Map maker: William Anderson Taylor
William Anderson Taylor (1882 - 1951) was born in Aberdeen, Scotland in 1882 and emigrated to New Zealand with his parents in 1892. He left school at the age of thirteen to commence a seven-year apprenticeship at the Christchurch Press under the tutelage of his father who was a lithographer and photographer in the newspaper’s illustration department.
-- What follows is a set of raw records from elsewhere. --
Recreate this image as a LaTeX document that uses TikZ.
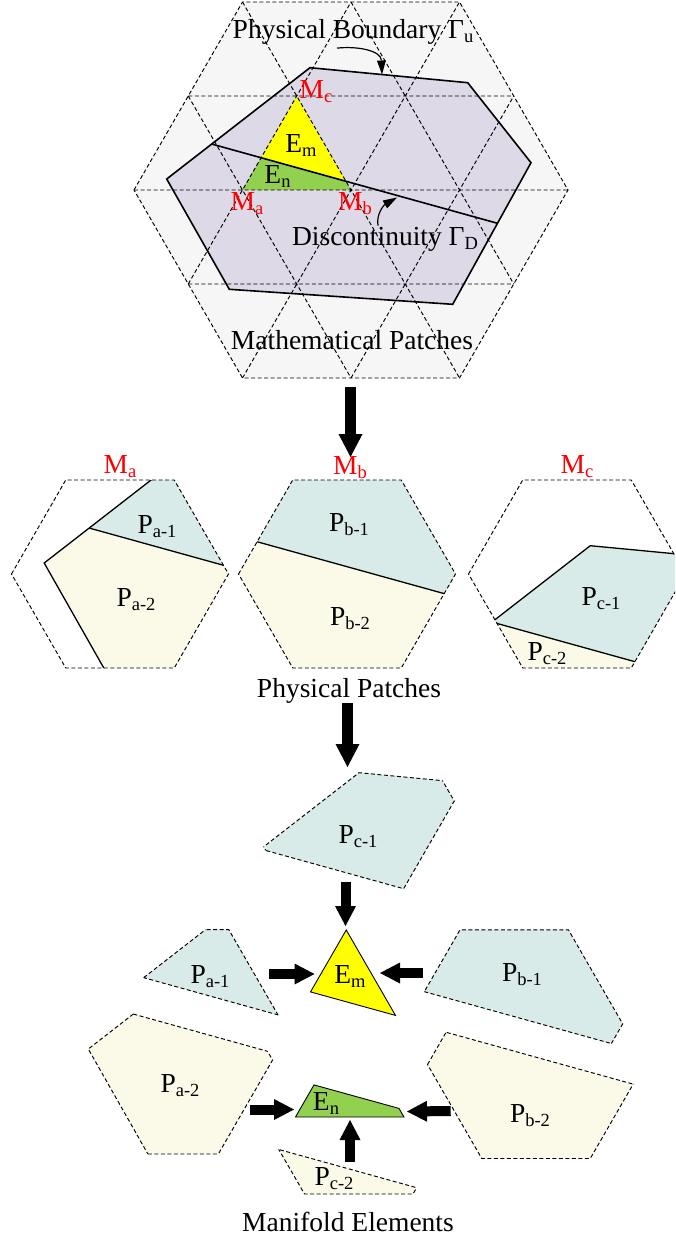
\documentclass[tikz,border=0pt]{standalone}
\usepackage{fontspec}
\setmainfont{Liberation Serif}
\usetikzlibrary{arrows.meta}
\definecolor{hexbg}{RGB}{246,246,246}
\definecolor{domaincol}{RGB}{222,217,230}
\definecolor{patchone}{RGB}{217,235,232}
\definecolor{patchtwo}{RGB}{251,250,232}
\definecolor{emcol}{RGB}{255,255,0}
\definecolor{encol}{RGB}{146,208,80}
\newcommand\lowsub[1]{\raisebox{-4pt}{\fontsize{18.5}{19}\selectfont #1}}
\newcommand\hexp[2]{(#1-108.5,#2) -- (#1-54.25,#2-94) -- (#1+54.25,#2-94) -- (#1+108.5,#2) -- (#1+54.25,#2+94) -- (#1-54.25,#2+94) -- cycle}
\newcommand\bighex{(134,190) -- (242.5,2) -- (459.5,2) -- (568,190) -- (459.5,378) -- (242.5,378) -- cycle}
\newcommand\regone{(211.7,144.05) -- (310,67.7) -- (467.7,82.7) -- (531,162.7) -- (497.5,223.3) -- cycle}
\newcommand\regtwo{(211.7,144.05) -- (497.5,223.3) -- (452.7,304.3) -- (229.3,289.3) -- (166.7,179) -- cycle}
\newcommand\bndpath{(310,67.7) -- (467.7,82.7) -- (531,162.7) -- (452.7,304.3) -- (229.3,289.3) -- (166.7,179) -- cycle}
\newcommand\discpath{(211.7,144.05) -- (497.5,223.3)}
\newcommand\empath{(296.75,96) -- (261,157.9) -- (346,181.4) -- cycle}
\newcommand\enpath{(261,157.9) -- (346,181.4) -- (351,190) -- (242.5,190) -- cycle}
\tikzset{
  dline/.style={dash pattern=on 4pt off 2.5pt, line width=0.95pt},
  bline/.style={line width=1.6pt, line join=miter},
  mline/.style={line width=1.3pt},
  lbl/.style={font=\fontsize{27.5}{30}\selectfont, inner sep=0pt, anchor=base},
  rlbl/.style={lbl, text=red},
  blk/.style={line width=10pt, -{Triangle[length=20pt,width=21pt,line width=0pt]}},
  bigblk/.style={line width=11pt, -{Triangle[length=23pt,width=24pt,line width=0pt]}},
  thinarr/.style={line width=1.2pt, -{Triangle[length=14pt,width=9pt,line width=0pt]}}
}
\newcommand\midpatch[3]{%
  \begin{scope}[shift={#1}]
    \begin{scope}
      \clip \hexp{#2}{#3};
      \fill[patchone] \regone;
      \fill[patchtwo] \regtwo;
      \draw[mline] \bndpath;
      \draw[mline] \discpath;
    \end{scope}
    \draw[dline] \hexp{#2}{#3};
  \end{scope}}
\newcommand\piece[5]{%
  \begin{scope}[shift={#1}]
    \begin{scope}
      \clip \hexp{#2}{#3};
      \fill[#5] #4;
      \draw[dline] #4;
    \end{scope}
    \begin{scope}
      \clip #4;
      \draw[dline] \hexp{#2}{#3};
    \end{scope}
  \end{scope}}
\begin{document}
\begin{tikzpicture}[x=1pt,y=-1pt]
\useasboundingbox (0,0) rectangle (675,1241);
\clip (0,0) rectangle (675,1241);
% ---------- mathematical patches ----------
\fill[hexbg] \bighex;
\fill[domaincol] \bndpath;
\fill[emcol] \empath;
\fill[encol] \enpath;
\draw[dline] \bighex;
\draw[dline] (188.25,96) -- (513.75,96) (134,190) -- (568,190) (188.25,284) -- (513.75,284)
  (188.25,284) -- (351,2) (242.5,378) -- (459.5,2) (351,378) -- (513.75,96)
  (188.25,96) -- (351,378) (242.5,2) -- (459.5,378) (351,2) -- (513.75,284);
\draw[bline] \bndpath;
\draw[bline] \discpath;
\node[lbl] (pbnd) at (353,39) {Physical Boundary Γ\lowsub{u}};
\node[lbl] (disc) at (385,246) {Discontinuity Γ\lowsub{D}};
\node[lbl] (mathp) at (352,349) {Mathematical Patches};
\node[rlbl] (mct) at (316,99) {M\lowsub{c}};
\node[rlbl] (mat) at (247,211) {M\lowsub{a}};
\node[rlbl] (mbt) at (355,211) {M\lowsub{b}};
\node[lbl] (emt) at (301,153) {E\lowsub{m}};
\node[lbl] (ent) at (277.5,184) {E\lowsub{n}};
\coordinate (bndtip) at (382,74.5);
\coordinate (disctip) at (397,197.5);
\draw[thinarr] ([xshift=-16pt,yshift=-3pt]pbnd.south) .. controls (356,46) and (381,50) .. (bndtip);
\draw[thinarr] ([xshift=-7pt,yshift=2pt]disc.north) .. controls (376,214) and (384,205) .. (disctip);
% ---------- physical patches ----------
\midpatch{(-122.5,384)}{242.5}{190}
\midpatch{(-4,384)}{351}{190}
\midpatch{(280.25,478)}{296.75}{96}
\node[rlbl] (mam) at (120,473) {M\lowsub{a}};
\node[rlbl] (mbm) at (350,474) {M\lowsub{b}};
\node[rlbl] (mcm) at (577,473) {M\lowsub{c}};
\node[lbl] (pa1m) at (157,533) {P\lowsub{a-1}};
\node[lbl] (pa2m) at (136,606.5) {P\lowsub{a-2}};
\node[lbl] (pb1m) at (349,531) {P\lowsub{b-1}};
\node[lbl] (pb2m) at (350,625) {P\lowsub{b-2}};
\node[lbl] (pc1m) at (601,605) {P\lowsub{c-1}};
\node[lbl] (pc2m) at (547,660) {P\lowsub{c-2}};
\node[lbl] (physp) at (349,697) {Physical Patches};
% ---------- manifold elements ----------
\piece{(-68,833.6)}{242.5}{190}{\regone}{patchone}
\piece{(-78.4,870)}{242.5}{190}{\regtwo}{patchtwo}
\piece{(163.2,833.9)}{351}{190}{\regone}{patchone}
\piece{(185,874.5)}{351}{190}{\regtwo}{patchtwo}
\piece{(49,705)}{296.75}{96}{\regone}{patchone}
\piece{(62,1004)}{296.75}{96}{\regtwo}{patchtwo}
\begin{scope}[shift={(49.5,834)}]
  \filldraw[fill=emcol, line width=0.9pt] \empath;
\end{scope}
\begin{scope}[shift={(53,927)}]
  \filldraw[fill=encol, line width=0.9pt] \enpath;
\end{scope}
\node[lbl] (pc1b) at (358,843.3) {P\lowsub{c-1}};
\node[lbl] (emb) at (350,983.3) {E\lowsub{m}};
\node[lbl] (pa1b) at (210,983) {P\lowsub{a-1}};
\node[lbl] (pb1b) at (522,981.7) {P\lowsub{b-1}};
\node[lbl] (pa2b) at (180,1092.7) {P\lowsub{a-2}};
\node[lbl] (enb) at (326,1110.7) {E\lowsub{n}};
\node[lbl] (pb2b) at (530,1122.7) {P\lowsub{b-2}};
\node[lbl] (pc2b) at (334,1185) {P\lowsub{c-2}};
\node[lbl] (manel) at (348,1231) {Manifold Elements};
% ---------- block arrows ----------
\coordinate (a1s) at (350.5,387);   \coordinate (a1e) at (350.5,457);
\coordinate (a2s) at (347.5,703);   \coordinate (a2e) at (347.5,767);
\coordinate (a3s) at (345.5,882);   \coordinate (a3e) at (345.5,926);
\coordinate (a4s) at (269,974);     \coordinate (a4e) at (314.5,974);
\coordinate (a5s) at (423,973);     \coordinate (a5e) at (380,973);
\coordinate (a6s) at (250,1109.5);  \coordinate (a6e) at (294,1109.5);
\coordinate (a7s) at (450.7,1111);  \coordinate (a7e) at (407,1111.5);
\coordinate (a8s) at (350,1162);    \coordinate (a8e) at (350,1120);
\draw[bigblk] (a1s) -- (a1e);
\draw[bigblk] (a2s) -- (a2e);
\draw[blk] (a3s) -- (a3e);
\draw[blk] (a4s) -- (a4e);
\draw[blk] (a5s) -- (a5e);
\draw[blk] (a6s) -- (a6e);
\draw[blk] (a7s) -- (a7e);
\draw[blk] (a8s) -- (a8e);
\end{tikzpicture}
\end{document}
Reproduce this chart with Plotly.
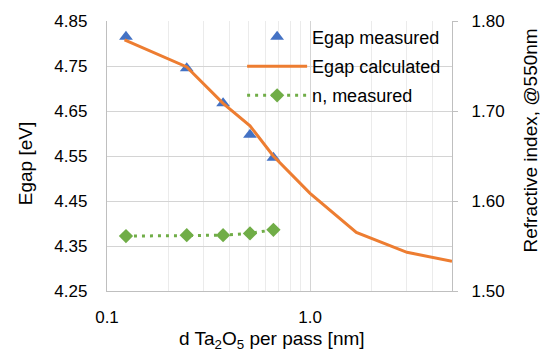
import plotly.graph_objects as go

# Data
x_meas = [0.124, 0.247, 0.373, 0.506, 0.66]
egap_meas = [4.815, 4.745, 4.667, 4.597, 4.546]
x_calc = [0.122, 0.247, 0.373, 0.506, 0.659, 1.0, 1.69, 3.0, 5.0]
egap_calc = [4.808, 4.748, 4.667, 4.617, 4.550, 4.467, 4.380, 4.336, 4.316]
n_meas = [1.561, 1.562, 1.562, 1.564, 1.568]

y_ticks = [4.25, 4.35, 4.45, 4.55, 4.65, 4.75, 4.85]
y2_ticks = [1.50, 1.60, 1.70, 1.80]
x_ticks = [0.1, 1.0]
x_ticktext = ["0.1", "1.0"]
x_minor = [0.2, 0.3, 0.4, 0.5, 0.6, 0.7, 0.8, 0.9, 2, 3, 4, 5]

FONT = "Liberation Sans, Arial, sans-serif"
fig = go.Figure()

fig.add_trace(go.Scatter(
    x=x_meas, y=egap_meas, mode="markers", name="Egap measured",
    marker=dict(symbol="triangle-up", size=12, color="#4472C4"),
    legend="legend"))
fig.add_trace(go.Scatter(
    x=x_calc, y=egap_calc, mode="lines", name="Egap calculated",
    line=dict(color="#ED7D31", width=3), legend="legend2"))
fig.add_trace(go.Scatter(
    x=x_meas, y=n_meas, mode="lines+markers", name="n, measured",
    marker=dict(symbol="diamond", size=11, color="#70AD47"),
    line=dict(color="#70AD47", width=3, dash="3px,5px"),
    yaxis="y2", legend="legend3"))

L, R, T, B = 107, 451.7, 16.5, 290.7
W, H = 540, 356
pw, ph = R - L, B - T

def px_x(px):
    return (px - L) / pw

def px_y(py):
    return (B - py) / ph

leg_common = dict(font=dict(family=FONT, size=18, color="#000000"),
                  bgcolor="rgba(0,0,0,0)", xanchor="left", yanchor="middle",
                  itemwidth=60, tracegroupgap=0)
fig.update_layout(
    width=W, height=H,
    margin=dict(l=L, r=W - R, t=T, b=H - B, pad=0),
    paper_bgcolor="white", plot_bgcolor="white",
    font=dict(family=FONT, size=16, color="#000000"),
    showlegend=True,
    legend=dict(x=px_x(242), y=px_y(32.7), **leg_common),
    legend2=dict(x=px_x(242), y=px_y(62.7), **leg_common),
    legend3=dict(x=px_x(242), y=px_y(92.3), **leg_common),
    xaxis=dict(type="log", range=[-1, 0.69897],
               tickvals=x_ticks, ticktext=x_ticktext,
               showgrid=True, gridcolor="#d4d4d4", gridwidth=1,
               minor=dict(tickvals=x_minor, showgrid=True, gridcolor="#ebebeb", gridwidth=1),
               showline=True, linecolor="#bfbfbf", linewidth=1.3,
               ticks="", ticklabelstandoff=10,
               tickfont=dict(family=FONT, size=17, color="#000000"),
               zeroline=False),
    yaxis=dict(range=[4.25, 4.85], tickvals=y_ticks, tickformat=".2f",
               showgrid=True, gridcolor="#d4d4d4", gridwidth=1.3,
               showline=True, linecolor="#bfbfbf", linewidth=1.3,
               ticks="", ticklabelstandoff=15,
               tickfont=dict(family=FONT, size=17, color="#000000"),
               zeroline=False),
    yaxis2=dict(range=[1.50, 1.80], tickvals=y2_ticks, tickformat=".2f",
                overlaying="y", side="right", showgrid=False,
                showline=True, linecolor="#bfbfbf", linewidth=1.3,
                ticks="outside", ticklen=5, tickcolor="#bfbfbf",
                ticklabelstandoff=10,
                tickfont=dict(family=FONT, size=17, color="#000000"),
                zeroline=False),
    annotations=[
        dict(text="Egap [eV]", xref="paper", yref="paper",
             x=px_x(25), y=px_y(161), textangle=-90, showarrow=False,
             xanchor="center", yanchor="middle",
             font=dict(family=FONT, size=19, color="#000000")),
        dict(text="Refractive index, @550nm", xref="paper", yref="paper",
             x=px_x(530), y=px_y(137.5), textangle=-90, showarrow=False,
             xanchor="center", yanchor="middle",
             font=dict(family=FONT, size=19, color="#000000")),
        dict(text="d Ta<sub>2</sub>O<sub>5</sub> per pass [nm]", xref="paper", yref="paper",
             x=px_x(271.5), y=px_y(340), showarrow=False,
             xanchor="center", yanchor="middle",
             font=dict(family=FONT, size=19, color="#000000")),
    ],
)

fig.write_html("out.html")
He subsequently worked as a photographer for several New Zealand newspapers.
Taylor attributed his life-long interest in Māori history and culture to a chance meeting with a Ngāi Tahu boy his own age, Sam Tini, at the small Ngāi Tahu kāinga of Wairewa (Little River) on Banks Peninsula in 1894. He maintained this friendship for the rest of his life and knew Tini’s grandchildren.
Taylor began compiling ‘Māori history notes’ around 1910 – a practice that led to his eventual compilation of over one hundred notebooks and scrapbooks dedicated to historical subjects. He also took thousands of photographs including many of Ngāi Tahu people and places. He had many Ngāi Tahu friends and acquaintances who knew him as Wiremu Teira.
Taylor's sketch plan showing the tributaries of the Ōtākaro to the west of the city is roughly rendered on tracing paper. It was one of two maps he sent to his friend James Herries Beattie as a visual aid to their ongoing conversation about Christchurch waterways.